Good morning.
Last week I installed three brand new Water meters from the company Zenner with an EDC Lorawan Module in my basement (concrete).
After I received the Keys I registered them inside TTN.
Everything looked fine until I received my first Payload. Or should I say message? because I don’t receive a useful “message” which includes the used Water meters value.
I only get this:
I tried a few different network layer Settings but nothing changed at all. I’m not sure if this is a problem with the network coverage or the fact that I don’t have a “Payload formatters”.
These Water meters are for Citys and therefore the documentation is pretty complex (for me).
I will upload the documentation to my dropbox.
I’m hoping someone has an idea.
If there are any questions please ask them.
Looks like messages being received ok and forwarded - 1st image tells you there is a decoder failure…
Yep you will be receiving the message with its encapsulated payload… but without a payload decoder on the uplink you wont get any useable information out…
Up link frequency looks high based on the small sample given, and uplinks appear to be trigggering downlinks - you need to under what and why and fix if device isnt handling any e.g. LNS MAC commands etc, I trust you are NOT using confirmed uplinks (forum search)…
Or you could use “Uplink”. The job of the LNS is to get the byte array to you, you have to decode it based on your device’s format. Payload formatters are fully documented.

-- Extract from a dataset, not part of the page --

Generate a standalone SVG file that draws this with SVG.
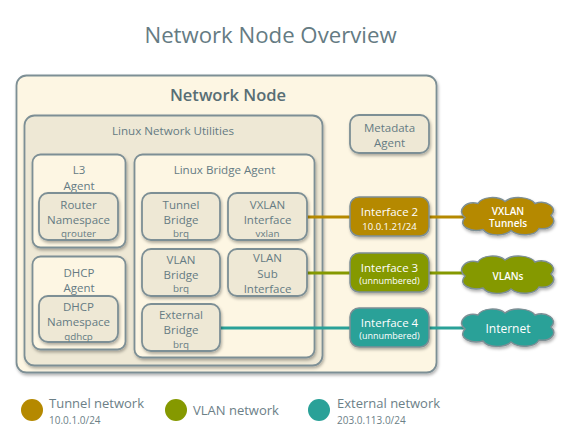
<svg xmlns="http://www.w3.org/2000/svg" width="574" height="448" viewBox="0 0 574 448">
<defs>
<filter id="sh" x="-20%" y="-20%" width="140%" height="150%">
<feDropShadow dx="1" dy="2" stdDeviation="1.5" flood-color="#000" flood-opacity="0.3"/>
</filter>
<path id="cloud" d="M -43,1 C -52,-6 -42,-16 -30,-13 C -26,-20 -10,-21 -3,-15 C 4,-21 22,-20 27,-13 C 38,-17 51,-9 43,-1 C 50,6 42,14 31,12 C 27,20 10,20 3,14 C -3,20 -20,20 -25,13 C -37,16 -51,10 -43,1 Z"/>
</defs>
<style>
text{font-family:"Open Sans","Noto Sans","Liberation Sans",sans-serif;text-anchor:middle;fill:#657b83}
.c1{fill:#fdf6e3;stroke:#7d8f95;stroke-width:1.8;filter:url(#sh)}
.c2{fill:#eee8d5;stroke:#7d8f95;stroke-width:1.8;filter:url(#sh)}
.m{font-size:11.5px}
.s{font-size:9.8px}
.h{font-size:11.6px}
.wi{font-size:11.5px;fill:#fff}
.ws{font-size:9px;fill:#fff}
.cl{font-size:10px;fill:#fff;font-weight:600}
.lg{font-size:13px;text-anchor:start;fill:#6c8087}
.lgs{font-size:10px;text-anchor:start;fill:#6c8087}
.ln{stroke-width:3;fill:none}
.y{stroke:#b58900}.g{stroke:#859900}.t{stroke:#2aa198}
.fy{fill:#b58900;stroke:#7d8f95;stroke-width:1.5;filter:url(#sh)}
.fg{fill:#859900;stroke:#7d8f95;stroke-width:1.5;filter:url(#sh)}
.ft{fill:#2aa198;stroke:#7d8f95;stroke-width:1.5;filter:url(#sh)}
</style>
<rect width="574" height="448" fill="#fff"/>
<text x="270.5" y="42.5" style="font-size:22.2px">Network Node Overview</text>

<g id="network-node">
<rect class="c1" x="16.5" y="75.5" width="420" height="297" rx="10"/>
<text x="228" y="101" style="font-size:16.5px;font-weight:600;fill:#586e75">Network Node</text>
</g>
<g id="linux-network-utilities">
<rect class="c2" x="24.5" y="115.5" width="298" height="250" rx="10"/>
<text class="h" x="173" y="135">Linux Network Utilities</text>
</g>
<g id="l3-agent">
<rect class="c1" x="32.5" y="154.5" width="93" height="93" rx="8"/>
<text class="m" x="79" y="174">L3</text>
<text class="m" x="79" y="190">Agent</text>
</g>
<g id="dhcp-agent">
<rect class="c1" x="32.5" y="256.5" width="93" height="93" rx="8"/>
<text class="m" x="79" y="277">DHCP</text>
<text class="m" x="79" y="292">Agent</text>
</g>
<g id="linux-bridge-agent">
<rect class="c1" x="134.5" y="154.5" width="180" height="203" rx="8"/>
<text class="h" x="224.5" y="174">Linux Bridge Agent</text>
</g>

<g id="connectors">
<line class="ln y" x1="307" y1="217" x2="350" y2="217"/>
<line class="ln y" x1="429" y1="217" x2="466" y2="217"/>
<line class="ln g" x1="307" y1="273" x2="350" y2="273"/>
<line class="ln g" x1="429" y1="273" x2="466" y2="273"/>
<line class="ln t" x1="220" y1="328" x2="350" y2="328"/>
<line class="ln t" x1="429" y1="328" x2="466" y2="328"/>
</g>

<g id="router-namespace">
<rect class="c2" x="39" y="193" width="79" height="47" rx="9"/>
<text class="m" x="78.5" y="209">Router</text>
<text class="m" x="78.5" y="224">Namespace</text>
<text class="s" x="78.5" y="236.5">qrouter</text>
</g>
<g id="dhcp-namespace">
<rect class="c2" x="39" y="296" width="79" height="46" rx="9"/>
<text class="m" x="78.5" y="311">DHCP</text>
<text class="m" x="78.5" y="326">Namespace</text>
<text class="s" x="78.5" y="339.5">qdhcp</text>
</g>
<g id="tunnel-bridge">
<rect class="c2" x="142" y="193" width="78" height="47" rx="9"/>
<text class="m" x="181" y="209">Tunnel</text>
<text class="m" x="181" y="224">Bridge</text>
<text class="s" x="181" y="236.5">brq</text>
</g>
<g id="vxlan-interface">
<rect class="c2" x="228" y="193" width="79" height="47" rx="9"/>
<text class="m" x="267.5" y="209">VXLAN</text>
<text class="m" x="267.5" y="224">Interface</text>
<text class="s" x="267.5" y="236.5">vxlan</text>
</g>
<g id="vlan-bridge">
<rect class="c2" x="142" y="249" width="78" height="47" rx="9"/>
<text class="m" x="181" y="264">VLAN</text>
<text class="m" x="181" y="279">Bridge</text>
<text class="s" x="181" y="291.5">brq</text>
</g>
<g id="vlan-sub-interface">
<rect class="c2" x="228" y="249" width="79" height="47" rx="9"/>
<text class="m" x="267.5" y="262">VLAN</text>
<text class="m" x="267.5" y="278">Sub</text>
<text class="m" x="267.5" y="293">Interface</text>
</g>
<g id="external-bridge">
<rect class="c2" x="142" y="304" width="78" height="47" rx="9"/>
<text class="m" x="181" y="319">External</text>
<text class="m" x="181" y="334">Bridge</text>
<text class="s" x="181" y="347.5">brq</text>
</g>
<g id="metadata-agent">
<rect class="c2" x="350" y="115" width="79" height="38" rx="9"/>
<text class="m" x="389.5" y="132">Metadata</text>
<text class="m" x="389.5" y="147">Agent</text>
</g>

<g id="interface-2">
<rect class="fy" x="350" y="197" width="79" height="39" rx="9"/>
<text class="wi" x="389.5" y="216">Interface 2</text>
<text class="wi" x="389.5" y="229.5" style="font-size:9.5px">10.0.1.21/24</text>
</g>
<g id="interface-3">
<rect class="fg" x="350" y="253" width="79" height="39" rx="9"/>
<text class="wi" x="389.5" y="272">Interface 3</text>
<text class="ws" x="389.5" y="283.5">(unnumbered)</text>
</g>
<g id="interface-4">
<rect class="ft" x="350" y="308" width="79" height="39" rx="9"/>
<text class="wi" x="389.5" y="327">Interface 4</text>
<text class="ws" x="389.5" y="339">(unnumbered)</text>
</g>

<g id="vxlan-tunnels">
<use href="#cloud" transform="translate(508,216.5)" class="fy"/>
<text class="cl" x="508" y="214.5">VXLAN</text>
<text class="cl" x="508" y="226.5">Tunnels</text>
</g>
<g id="vlans">
<use href="#cloud" transform="translate(508,275)" class="fg"/>
<text class="cl" x="508" y="279.5">VLANs</text>
</g>
<g id="internet">
<use href="#cloud" transform="translate(508,328)" class="ft"/>
<text class="wi" x="508" y="333" style="font-size:12px">Internet</text>
</g>

<g id="legend">
<circle cx="32" cy="410" r="11" fill="#b58900"/>
<text class="lg" x="49" y="408">Tunnel network</text>
<text class="lgs" x="49" y="424">10.0.1.0/24</text>
<circle cx="176" cy="410" r="11" fill="#859900"/>
<text class="lg" x="193" y="415">VLAN network</text>
<circle cx="319" cy="410" r="11" fill="#2aa198"/>
<text class="lg" x="337" y="408">External network</text>
<text class="lgs" x="337" y="424">203.0.113.0/24</text>
</g>
</svg>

Your send rate will be attracting the interests of the local police and is a mockery of the Fair Use Policy for TTN.
Duty Cycle breaches (rather than busting the FUP) are generally legally enforced
I believe Zenner has been mentioned on the Forum many times in the past - use forum search (top right) and you might find a helpful gem
Then you need to be responsibe and do something about it!
Sounds like you need to read the device documentation and compare with the links Nicks has provided, then take action to reduce…before proceeding to use the TTN services…
There is. But the console is not a dashboard - it is a debugging tool - if you click on a live “Forward uplink data message” you will see the whole JSON message with the frm_payload and you will see the encoded bytes on the console line.
btw this kind of “police” is called “Bundesnetzagentur” in DE. They are monitoring the frequencies and don’t like it, if your device exeeds the duty-cycle limits.
In DE the user of a transmitter is responsible too, that his device fulfills the legal requirements.
I checked if there are any "duty cycle problems and it seems like in the past 2 nights there were none.
So this problem is not a problem anymore. but the next problem I’m running into is that there is no “Payload decoder” for this device.
I got so far that I have the “frm_payload” and now I need to make my own Payload decoder but I have no clue how I’m going to do this…
I tried to decode the message an got something but I’m not sure if that’s the right way to do this job.
I’m logging the Data I’m getting from the water meter nodes and there I’m getting the “frm_payload”, the “f_port”, “f_cnt” and the “decoded_payload”.
The frm_payload is in the Base64 format. When I remember correctly the frm_payload is not the one I should decode with. but the decoded payload seems wrong to me.
So I tried it with the frm_payload.
I converted the frm_Payload into Hex and got “11 47 1b 00 00”.
According to the datasheet, the part after the 11 is the current water meter value.
So I took the “d903” and converted it with big endian so I got “1b 47”.
After converting this into Decimal I have the value of the water meter (6983) which is the correct one.
I never wrote a javascript Payload decoder before so my knowledge is more than nothing about this…
Is there any documentation about this? More than TTN has on the docs.
Why does the bytes from the “decoded Payload” not match with the bytes I converted from the “frm_payload”
Can someone assist me with writing the payload decoder to get the value from the water meters?
frm_payload IS your data, a hex array encoded as Base64.
This is correct - bearing in mind it’s a HEX array - 0x11 = 17, 0x47 = 71 etc
What is “d903”??
But overall, you arrived at the reading.
Given the huge number of example payload formatters on here, the docs, the number of JavaScript tutorials on the inter webs and assuming you have some basic programming skills so you could use those to program in what is just another dialect of a procedural language.
It does, it’s which number base you are using.
Have you asked Zenner for a PF as it’s in their best interests to provide one.
But at the least, you could start with the template that the console provides and add a bit in that matches the words you use above to get to the reading and post it here.
As above, by agreement this is an English language forum due to the mix of different nationalities even if you happen to know the native language of the person you are replying to - it precludes anyone else answering and means others searching for answers can lose out.
Posting in native language underneath is OK but somewhat redundant.